— Directions for this task —
Please set down all the lines beneath this one exactly, without the pictures.
--------
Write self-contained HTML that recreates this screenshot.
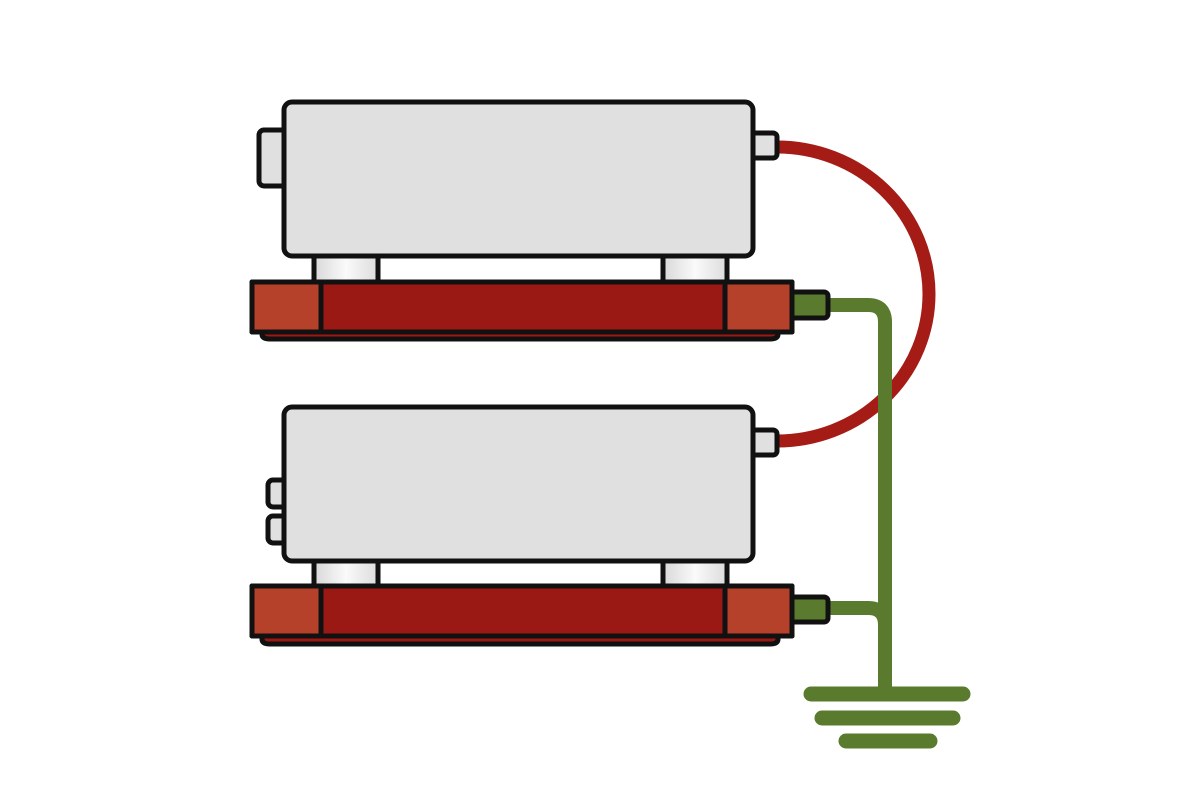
<!DOCTYPE html>
<html><head><style>html,body{margin:0;padding:0;background:#fff}svg{display:block}</style></head>
<body>
<svg width="1200" height="800" viewBox="0 0 1200 800" xmlns="http://www.w3.org/2000/svg">
<defs>
<linearGradient id="ft" x1="0" x2="1" y1="0" y2="0">
<stop offset="0" stop-color="#d8d8d8"/><stop offset="0.5" stop-color="#fafafa"/><stop offset="1" stop-color="#dcdcdc"/>
</linearGradient>
</defs>
<path d="M777 147 A152 147 0 0 1 777 441" fill="none" stroke="#a51c17" stroke-width="13"/>
<g fill="none" stroke="#5a7a2e" stroke-width="14">
<path d="M826 305 H868 Q885 305 885 322 V690"/>
<path d="M826 608 H868 Q885 608 885 625"/>
</g>
<g stroke="#5a7a2e" stroke-width="15" stroke-linecap="round">
<line x1="811" y1="694" x2="963" y2="694"/>
<line x1="822" y1="718" x2="953" y2="718"/>
<line x1="846" y1="741" x2="930" y2="741"/>
</g>
<g stroke="#111" stroke-width="5" stroke-linejoin="round">
<rect x="259" y="130" width="30" height="56" rx="5" fill="#e0e0e0"/>
<rect x="749" y="133" width="28" height="25" rx="4" fill="#e0e0e0"/>
<rect x="284" y="102" width="469" height="154" rx="8" fill="#e0e0e0"/>
<rect x="314" y="256" width="64" height="27" fill="url(#ft)"/>
<rect x="663" y="256" width="64" height="27" fill="url(#ft)"/>
<path d="M262 330 V334 Q262 339 270 339 H770 Q778 339 778 334 V330 Z" fill="#9b1915"/>
<rect x="788" y="292" width="40" height="26" rx="4" fill="#5a7a2e"/>
<rect x="252" y="282" width="540" height="50" fill="#9b1915"/>
<rect x="252" y="282" width="69" height="50" fill="#b5412a"/>
<rect x="725" y="282" width="67" height="50" fill="#b5412a"/>
<rect x="268" y="480" width="20" height="27" rx="5" fill="#e0e0e0"/>
<rect x="268" y="516" width="20" height="27" rx="5" fill="#e0e0e0"/>
<rect x="749" y="430" width="28" height="25" rx="4" fill="#e0e0e0"/>
<rect x="284" y="407" width="469" height="154" rx="8" fill="#e0e0e0"/>
<rect x="314" y="561" width="64" height="26" fill="url(#ft)"/>
<rect x="663" y="561" width="64" height="26" fill="url(#ft)"/>
<path d="M262 634 V639 Q262 644 270 644 H770 Q778 644 778 639 V634 Z" fill="#9b1915"/>
<rect x="788" y="597" width="40" height="25" rx="4" fill="#5a7a2e"/>
<rect x="252" y="586" width="540" height="50" fill="#9b1915"/>
<rect x="252" y="586" width="69" height="50" fill="#b5412a"/>
<rect x="725" y="586" width="67" height="50" fill="#b5412a"/>
</g>
</svg>
</body></html>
--------
— Response below —
Write self-contained HTML that recreates this screenshot.
<!DOCTYPE html>
<html><head><style>html,body{margin:0;padding:0;background:#fff}svg{display:block}</style></head>
<body>
<svg width="1200" height="800" viewBox="0 0 1200 800" xmlns="http://www.w3.org/2000/svg">
<defs>
<linearGradient id="ft" x1="0" x2="1" y1="0" y2="0">
<stop offset="0" stop-color="#d8d8d8"/><stop offset="0.5" stop-color="#fafafa"/><stop offset="1" stop-color="#dcdcdc"/>
</linearGradient>
</defs>
<path d="M777 147 A152 147 0 0 1 777 441" fill="none" stroke="#a51c17" stroke-width="13"/>
<g fill="none" stroke="#5a7a2e" stroke-width="14">
<path d="M826 305 H868 Q885 305 885 322 V690"/>
<path d="M826 608 H868 Q885 608 885 625"/>
</g>
<g stroke="#5a7a2e" stroke-width="15" stroke-linecap="round">
<line x1="811" y1="694" x2="963" y2="694"/>
<line x1="822" y1="718" x2="953" y2="718"/>
<line x1="846" y1="741" x2="930" y2="741"/>
</g>
<g stroke="#111" stroke-width="5" stroke-linejoin="round">
<rect x="259" y="130" width="30" height="56" rx="5" fill="#e0e0e0"/>
<rect x="749" y="133" width="28" height="25" rx="4" fill="#e0e0e0"/>
<rect x="284" y="102" width="469" height="154" rx="8" fill="#e0e0e0"/>
<rect x="314" y="256" width="64" height="27" fill="url(#ft)"/>
<rect x="663" y="256" width="64" height="27" fill="url(#ft)"/>
<path d="M262 330 V334 Q262 339 270 339 H770 Q778 339 778 334 V330 Z" fill="#9b1915"/>
<rect x="788" y="292" width="40" height="26" rx="4" fill="#5a7a2e"/>
<rect x="252" y="282" width="540" height="50" fill="#9b1915"/>
<rect x="252" y="282" width="69" height="50" fill="#b5412a"/>
<rect x="725" y="282" width="67" height="50" fill="#b5412a"/>
<rect x="268" y="480" width="20" height="27" rx="5" fill="#e0e0e0"/>
<rect x="268" y="516" width="20" height="27" rx="5" fill="#e0e0e0"/>
<rect x="749" y="430" width="28" height="25" rx="4" fill="#e0e0e0"/>
<rect x="284" y="407" width="469" height="154" rx="8" fill="#e0e0e0"/>
<rect x="314" y="561" width="64" height="26" fill="url(#ft)"/>
<rect x="663" y="561" width="64" height="26" fill="url(#ft)"/>
<path d="M262 634 V639 Q262 644 270 644 H770 Q778 644 778 639 V634 Z" fill="#9b1915"/>
<rect x="788" y="597" width="40" height="25" rx="4" fill="#5a7a2e"/>
<rect x="252" y="586" width="540" height="50" fill="#9b1915"/>
<rect x="252" y="586" width="69" height="50" fill="#b5412a"/>
<rect x="725" y="586" width="67" height="50" fill="#b5412a"/>
</g>
</svg>
</body></html>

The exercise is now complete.